You see, as a woman/sister/daughter/mother I am used to being labeled and generalized as “just a girl”, timid, or helpless. You know, the damsel in distress. We are conditioned to need a hero, rather than taught to become a heroine.
I am not against fear, it is an absolutely necessary emotion. Fear keeps us safe. The issue I have with fear is that we are conditioning our daughters to have fear as a primary reaction when they experience something that is outside of their comfort zone. We say “boys will be boys” and we encourage our sons to play in the dirt, to climb a tree and then to jump from the tree, but we tell our daughters to be careful, to wash their hands and pour the tea. We set limits for them before they even try to break barriers because we believe that we are protecting them if we stop them.
But we aren’t protecting them. We are preventing growth and the ability to cope with hard situations. We are teaching them to step away from a high pressure situation instead of stepping up to the plate.

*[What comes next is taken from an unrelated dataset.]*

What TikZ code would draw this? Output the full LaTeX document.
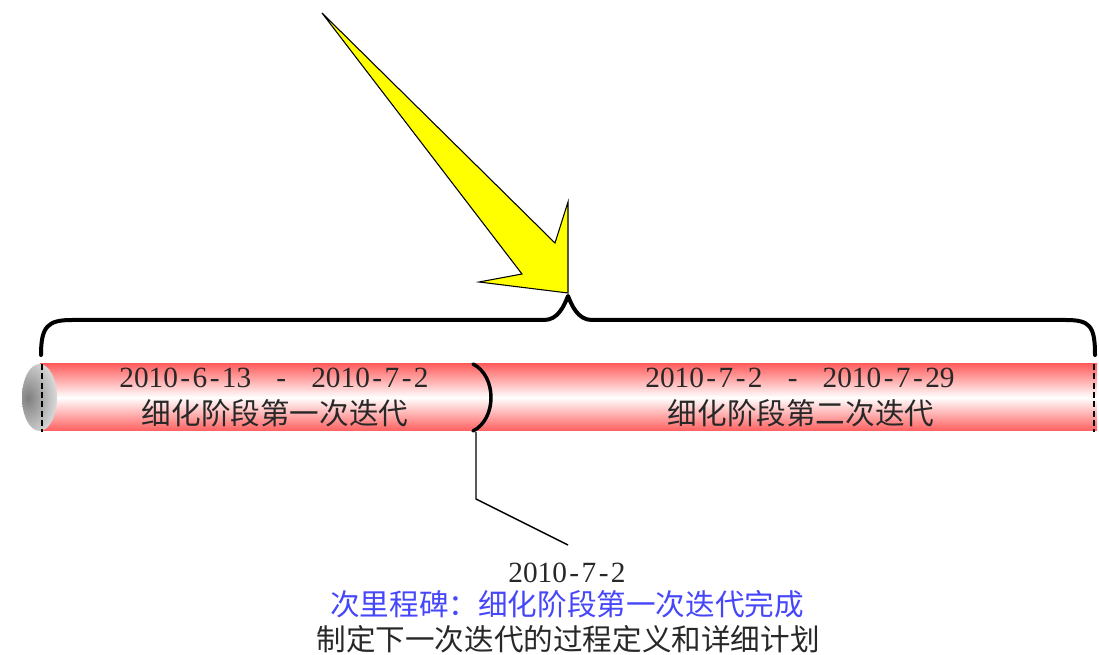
\documentclass[tikz,border=0pt]{standalone}
\usepackage{fontspec}
\setmainfont{Liberation Serif}
\newfontfamily\cjk{Noto Sans CJK SC}
\newcommand{\hy}{\makebox[0.5em]{-}}
\definecolor{barred}{RGB}{255,95,95}
\definecolor{txt}{RGB}{40,40,40}
\definecolor{msblue}{RGB}{70,70,250}
\definecolor{arrowyellow}{RGB}{255,255,0}
\tikzset{
  datetext/.style={font=\fontsize{22}{26}\selectfont, text=txt, inner sep=0pt, anchor=base},
  cjktext/.style={font=\cjk\fontsize{22.2}{26}\selectfont, text=txt, inner sep=0pt, anchor=base},
  bracepath/.style={line width=3pt, line cap=round, line join=round},
  endline/.style={line width=1.4pt, dash pattern=on 4.5pt off 2.5pt},
  leader/.style={line width=1.1pt},
  bigarrow/.style={fill=arrowyellow, draw=black, line width=0.8pt, line join=miter},
}
\begin{document}
\begin{tikzpicture}[x=0.75pt,y=-0.75pt]
\useasboundingbox (0,0) rectangle (1099,655);
% bar
\shade[top color=barred, bottom color=barred, middle color=white] (40,364) rectangle (1097,431);
% left end cap
\begin{scope}
  \clip (39.5,397.5) ellipse [x radius=17.5, y radius=33.5];
  \shade[inner color=black!50, outer color=black!4] (28,398) ellipse [x radius=38, y radius=55];
\end{scope}
\draw[endline] (42,364) -- (42,432);
\draw[endline] (1094,364) -- (1094,432);
% divider between iterations
\coordinate (m1) at (476,432);
\coordinate (m2) at (476,499);
\coordinate (m3) at (568,545);
\draw[line width=2.6pt, line cap=round] (473,364) .. controls (497,376) and (497,419) .. (473,431);
\draw[leader] (m1) -- (m2) -- (m3);
% brace
\coordinate (btip) at (568,296);
\draw[bracepath] (41,355) .. controls (41,326) and (48,320) .. (72,320) -- (544,320)
  .. controls (558,320) and (564,306) .. (btip)
  .. controls (572,306) and (578,320) .. (592,320) -- (1066,320)
  .. controls (1090,320) and (1095,326) .. (1095,355);
% big yellow arrow
\draw[bigarrow] (322,13) -- (522,274) -- (479,282) -- (568,293) -- (568,202) -- (555,243) -- cycle;
% texts in bar
\node[datetext] (d1) at (274,388) {2010\hy6\hy13\hspace{17pt}\hy\hspace{17pt}2010\hy7\hy2};
\node[cjktext] (c1) at (275,425) {细化阶段第一次迭代};
\node[datetext] (d2) at (800,388) {2010\hy7\hy2\hspace{17pt}\hy\hspace{17pt}2010\hy7\hy29};
\node[cjktext] (c2) at (801,425) {细化阶段第二次迭代};
% milestone label
\node[datetext] (lbl) at (567,582) {2010\hy7\hy2};
\node[cjktext, text=msblue] (ms) at (567,615) {次里程碑：细化阶段第一次迭代完成};
\node[cjktext] (plan) at (568,650) {制定下一次迭代的过程定义和详细计划};
\end{tikzpicture}
\end{document}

Studies tell us that only 3% of brain activity is conscious, and the remaining 97% of your brain is functioning at a subconscious level. That mere three percent is the doing portion of our life while the ninety-seven percent is the being. The majority of who we are is shaped by the very messages we are told as children, who we become as adults is dictated by the way we handle our circumstances and situations. As parents we have to open our children up, and push them out of their comfort zones. Let them make mistakes, and let them fall. The things our children learn when they skin their knee, have the ability to keep them from getting hurt in bigger ways later in life.

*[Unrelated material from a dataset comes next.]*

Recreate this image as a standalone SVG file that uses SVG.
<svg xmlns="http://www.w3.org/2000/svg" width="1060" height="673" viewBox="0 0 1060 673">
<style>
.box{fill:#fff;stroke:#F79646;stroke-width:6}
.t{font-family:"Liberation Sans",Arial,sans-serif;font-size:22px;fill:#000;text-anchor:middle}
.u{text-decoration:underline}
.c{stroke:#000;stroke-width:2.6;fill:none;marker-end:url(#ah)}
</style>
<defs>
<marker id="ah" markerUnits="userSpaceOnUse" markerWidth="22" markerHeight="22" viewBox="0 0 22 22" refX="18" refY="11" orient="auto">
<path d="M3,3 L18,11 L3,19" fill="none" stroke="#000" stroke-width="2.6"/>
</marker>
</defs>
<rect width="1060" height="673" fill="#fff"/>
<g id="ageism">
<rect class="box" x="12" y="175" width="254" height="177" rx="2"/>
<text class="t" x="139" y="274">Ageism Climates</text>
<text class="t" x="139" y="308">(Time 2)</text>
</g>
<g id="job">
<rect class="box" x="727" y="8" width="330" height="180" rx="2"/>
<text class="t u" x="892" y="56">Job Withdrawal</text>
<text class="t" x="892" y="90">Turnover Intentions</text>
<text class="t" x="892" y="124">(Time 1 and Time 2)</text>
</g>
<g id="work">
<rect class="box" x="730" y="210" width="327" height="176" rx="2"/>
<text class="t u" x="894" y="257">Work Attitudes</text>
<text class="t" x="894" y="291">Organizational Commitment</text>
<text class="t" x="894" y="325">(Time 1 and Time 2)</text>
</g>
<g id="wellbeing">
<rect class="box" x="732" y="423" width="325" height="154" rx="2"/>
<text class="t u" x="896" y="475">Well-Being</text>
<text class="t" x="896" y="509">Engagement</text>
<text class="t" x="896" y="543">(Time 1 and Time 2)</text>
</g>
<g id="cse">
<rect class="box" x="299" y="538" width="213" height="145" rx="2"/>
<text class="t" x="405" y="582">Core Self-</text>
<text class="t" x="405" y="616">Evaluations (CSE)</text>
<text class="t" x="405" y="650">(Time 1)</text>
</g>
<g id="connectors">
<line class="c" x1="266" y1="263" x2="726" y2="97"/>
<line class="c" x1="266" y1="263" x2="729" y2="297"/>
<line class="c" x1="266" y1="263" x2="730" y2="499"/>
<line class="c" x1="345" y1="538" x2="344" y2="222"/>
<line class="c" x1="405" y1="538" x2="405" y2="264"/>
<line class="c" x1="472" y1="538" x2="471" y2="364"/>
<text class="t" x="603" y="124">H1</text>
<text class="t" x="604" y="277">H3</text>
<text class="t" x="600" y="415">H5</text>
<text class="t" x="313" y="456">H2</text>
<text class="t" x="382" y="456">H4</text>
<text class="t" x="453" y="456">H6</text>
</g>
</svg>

What we should be teaching our daughters, or just our children in general, is to push outside their comfort zone. To think outside the box, and be brave. Bravery is learned, and because it is a learned skill it must be practiced. We as parents have to step back, take a breath, and encourage our daughters to climb that tree and then jump. We need to motivate them to ride a skateboard, nail a flip-kick or ollie, and to race against the boys not just cheer them on.
When we teach our children to operate in a bravery mindset instead of a fear mindset, they learn hazard/risk assessment, delayed gratification, confidence, and resilience, but most importantly they learn that they are able.